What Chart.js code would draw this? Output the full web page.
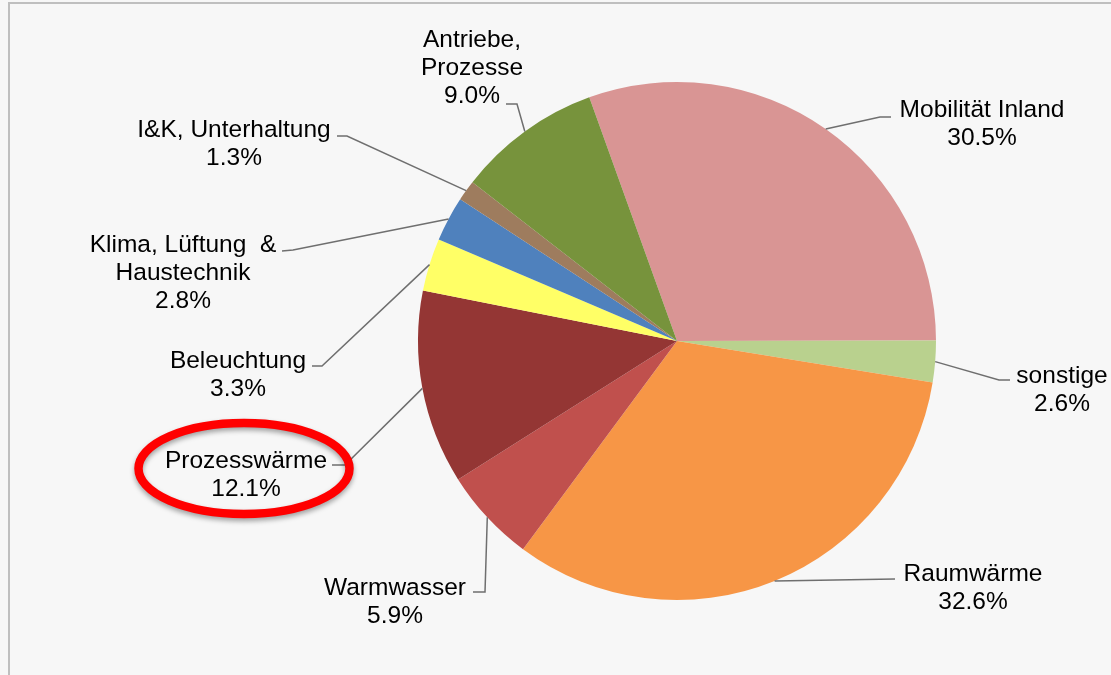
<!DOCTYPE html>
<html>
<head>
  <title>Endenergieverbrauch nach Anwendungen</title>
  <script src="https://cdn.jsdelivr.net/npm/chart.js"></script>
  <style>
    body { margin: 0; background: #f7f7f7; }
    canvas { display: block; }
  </style>
</head>
<body>
  <canvas id="pieChart" width="1111" height="675"></canvas>

  <script>
    // Anwendungsbereiche, im Uhrzeigersinn ab "Mobilität Inland"
    const categories = ['Mobilität Inland', 'sonstige', 'Raumwärme', 'Warmwasser', 'Prozesswärme',
      'Beleuchtung', 'Klima, Lüftung & Haustechnik', 'I&K, Unterhaltung', 'Antriebe, Prozesse'];
    const shares = [30.5, 2.6, 32.6, 5.9, 12.1, 3.3, 2.8, 1.3, 9.0];
    // how the names are broken into lines in the labels
    const labelLines = [['Mobilität Inland'], ['sonstige'], ['Raumwärme'], ['Warmwasser'], ['Prozesswärme'],
      ['Beleuchtung'], ['Klima, Lüftung  &', 'Haustechnik'], ['I&K, Unterhaltung'], ['Antriebe,', 'Prozesse']];
    const colors = ['#d99594', '#b9d18e', '#f79646', '#c0504d', '#943634',
      '#ffff66', '#4f81bd', '#9e7c5e', '#77933c'];

    // label placement (text centre, first line y, end of leader and its elbow)
    const labelPos = [
      { x: 982, y: 110, end: [891, 117], elbow: [880, 117] },
      { x: 1062, y: 376, end: [1010, 380], elbow: [999, 380] },
      { x: 973, y: 574, end: [895, 579], elbow: null },
      { x: 395, y: 588, end: [473, 592], elbow: [485, 592] },
      { x: 246, y: 461, end: [332, 465], elbow: [345, 465] },
      { x: 238, y: 361, end: [312, 366], elbow: [322, 366] },
      { x: 183, y: 245, end: [282, 251], elbow: [293, 250] },
      { x: 234, y: 130, end: [337, 136], elbow: [347, 136] },
      { x: 472, y: 40, end: [506, 104], elbow: [517, 104] }
    ];

    const frameAndLabels = {
      id: 'frameAndLabels',
      beforeDraw(chart) {
        const ctx = chart.ctx;
        ctx.save();
        ctx.fillStyle = '#f7f7f7';
        ctx.fillRect(0, 0, chart.width, chart.height);
        ctx.strokeStyle = '#bfbfbf';
        ctx.lineWidth = 2;
        ctx.beginPath();
        ctx.moveTo(9, chart.height);
        ctx.lineTo(9, 3);
        ctx.lineTo(chart.width, 3);
        ctx.stroke();
        ctx.restore();
      },
      afterDraw(chart) {
        const ctx = chart.ctx;
        const arcs = chart.getDatasetMeta(0).data;
        ctx.save();
        // leader lines
        ctx.strokeStyle = '#6f6f6f';
        ctx.lineWidth = 1.5;
        arcs.forEach((arc, i) => {
          const mid = (arc.startAngle + arc.endAngle) / 2;
          const sx = arc.x + Math.cos(mid) * arc.outerRadius;
          const sy = arc.y + Math.sin(mid) * arc.outerRadius;
          const p = labelPos[i];
          ctx.beginPath();
          ctx.moveTo(sx, sy);
          if (p.elbow) ctx.lineTo(p.elbow[0], p.elbow[1]);
          ctx.lineTo(p.end[0], p.end[1]);
          ctx.stroke();
        });
        // label texts
        ctx.fillStyle = '#000';
        ctx.font = '24.5px "Liberation Sans", Arial, sans-serif';
        ctx.textAlign = 'center';
        ctx.textBaseline = 'middle';
        labelLines.forEach((lines, i) => {
          const p = labelPos[i];
          const all = lines.concat([shares[i].toFixed(1) + '%']);
          all.forEach((t, k) => ctx.fillText(t, p.x, p.y + k * 28));
        });
        // red highlight around Prozesswärme
        ctx.strokeStyle = '#ff0000';
        ctx.lineWidth = 8.5;
        ctx.shadowColor = 'rgba(0,0,0,0.35)';
        ctx.shadowBlur = 5;
        ctx.shadowOffsetY = 3;
        ctx.beginPath();
        ctx.ellipse(244, 468.5, 105.5, 45.5, 0, 0, Math.PI * 2);
        ctx.stroke();
        ctx.restore();
      }
    };

    const ctx = document.getElementById('pieChart').getContext('2d');
    new Chart(ctx, {
      type: 'pie',
      data: {
        labels: categories,
        datasets: [{
          data: shares,
          backgroundColor: colors,
          borderWidth: 0
        }]
      },
      options: {
        responsive: false,
        animation: false,
        rotation: -19.8,
        layout: { padding: { left: 418, right: 175, top: 82, bottom: 75 } },
        plugins: {
          legend: { display: false },
          tooltip: { enabled: false }
        }
      },
      plugins: [frameAndLabels]
    });
  </script>
</body>
</html>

***

Your goal:
Repeat the full listing above exactly, with no pictures in the copy.

Solution:
What Chart.js code would draw this? Output the full web page.
<!DOCTYPE html>
<html>
<head>
  <title>Endenergieverbrauch nach Anwendungen</title>
  <script src="https://cdn.jsdelivr.net/npm/chart.js"></script>
  <style>
    body { margin: 0; background: #f7f7f7; }
    canvas { display: block; }
  </style>
</head>
<body>
  <canvas id="pieChart" width="1111" height="675"></canvas>

  <script>
    // Anwendungsbereiche, im Uhrzeigersinn ab "Mobilität Inland"
    const categories = ['Mobilität Inland', 'sonstige', 'Raumwärme', 'Warmwasser', 'Prozesswärme',
      'Beleuchtung', 'Klima, Lüftung & Haustechnik', 'I&K, Unterhaltung', 'Antriebe, Prozesse'];
    const shares = [30.5, 2.6, 32.6, 5.9, 12.1, 3.3, 2.8, 1.3, 9.0];
    // how the names are broken into lines in the labels
    const labelLines = [['Mobilität Inland'], ['sonstige'], ['Raumwärme'], ['Warmwasser'], ['Prozesswärme'],
      ['Beleuchtung'], ['Klima, Lüftung  &', 'Haustechnik'], ['I&K, Unterhaltung'], ['Antriebe,', 'Prozesse']];
    const colors = ['#d99594', '#b9d18e', '#f79646', '#c0504d', '#943634',
      '#ffff66', '#4f81bd', '#9e7c5e', '#77933c'];

    // label placement (text centre, first line y, end of leader and its elbow)
    const labelPos = [
      { x: 982, y: 110, end: [891, 117], elbow: [880, 117] },
      { x: 1062, y: 376, end: [1010, 380], elbow: [999, 380] },
      { x: 973, y: 574, end: [895, 579], elbow: null },
      { x: 395, y: 588, end: [473, 592], elbow: [485, 592] },
      { x: 246, y: 461, end: [332, 465], elbow: [345, 465] },
      { x: 238, y: 361, end: [312, 366], elbow: [322, 366] },
      { x: 183, y: 245, end: [282, 251], elbow: [293, 250] },
      { x: 234, y: 130, end: [337, 136], elbow: [347, 136] },
      { x: 472, y: 40, end: [506, 104], elbow: [517, 104] }
    ];

    const frameAndLabels = {
      id: 'frameAndLabels',
      beforeDraw(chart) {
        const ctx = chart.ctx;
        ctx.save();
        ctx.fillStyle = '#f7f7f7';
        ctx.fillRect(0, 0, chart.width, chart.height);
        ctx.strokeStyle = '#bfbfbf';
        ctx.lineWidth = 2;
        ctx.beginPath();
        ctx.moveTo(9, chart.height);
        ctx.lineTo(9, 3);
        ctx.lineTo(chart.width, 3);
        ctx.stroke();
        ctx.restore();
      },
      afterDraw(chart) {
        const ctx = chart.ctx;
        const arcs = chart.getDatasetMeta(0).data;
        ctx.save();
        // leader lines
        ctx.strokeStyle = '#6f6f6f';
        ctx.lineWidth = 1.5;
        arcs.forEach((arc, i) => {
          const mid = (arc.startAngle + arc.endAngle) / 2;
          const sx = arc.x + Math.cos(mid) * arc.outerRadius;
          const sy = arc.y + Math.sin(mid) * arc.outerRadius;
          const p = labelPos[i];
          ctx.beginPath();
          ctx.moveTo(sx, sy);
          if (p.elbow) ctx.lineTo(p.elbow[0], p.elbow[1]);
          ctx.lineTo(p.end[0], p.end[1]);
          ctx.stroke();
        });
        // label texts
        ctx.fillStyle = '#000';
        ctx.font = '24.5px "Liberation Sans", Arial, sans-serif';
        ctx.textAlign = 'center';
        ctx.textBaseline = 'middle';
        labelLines.forEach((lines, i) => {
          const p = labelPos[i];
          const all = lines.concat([shares[i].toFixed(1) + '%']);
          all.forEach((t, k) => ctx.fillText(t, p.x, p.y + k * 28));
        });
        // red highlight around Prozesswärme
        ctx.strokeStyle = '#ff0000';
        ctx.lineWidth = 8.5;
        ctx.shadowColor = 'rgba(0,0,0,0.35)';
        ctx.shadowBlur = 5;
        ctx.shadowOffsetY = 3;
        ctx.beginPath();
        ctx.ellipse(244, 468.5, 105.5, 45.5, 0, 0, Math.PI * 2);
        ctx.stroke();
        ctx.restore();
      }
    };

    const ctx = document.getElementById('pieChart').getContext('2d');
    new Chart(ctx, {
      type: 'pie',
      data: {
        labels: categories,
        datasets: [{
          data: shares,
          backgroundColor: colors,
          borderWidth: 0
        }]
      },
      options: {
        responsive: false,
        animation: false,
        rotation: -19.8,
        layout: { padding: { left: 418, right: 175, top: 82, bottom: 75 } },
        plugins: {
          legend: { display: false },
          tooltip: { enabled: false }
        }
      },
      plugins: [frameAndLabels]
    });
  </script>
</body>
</html>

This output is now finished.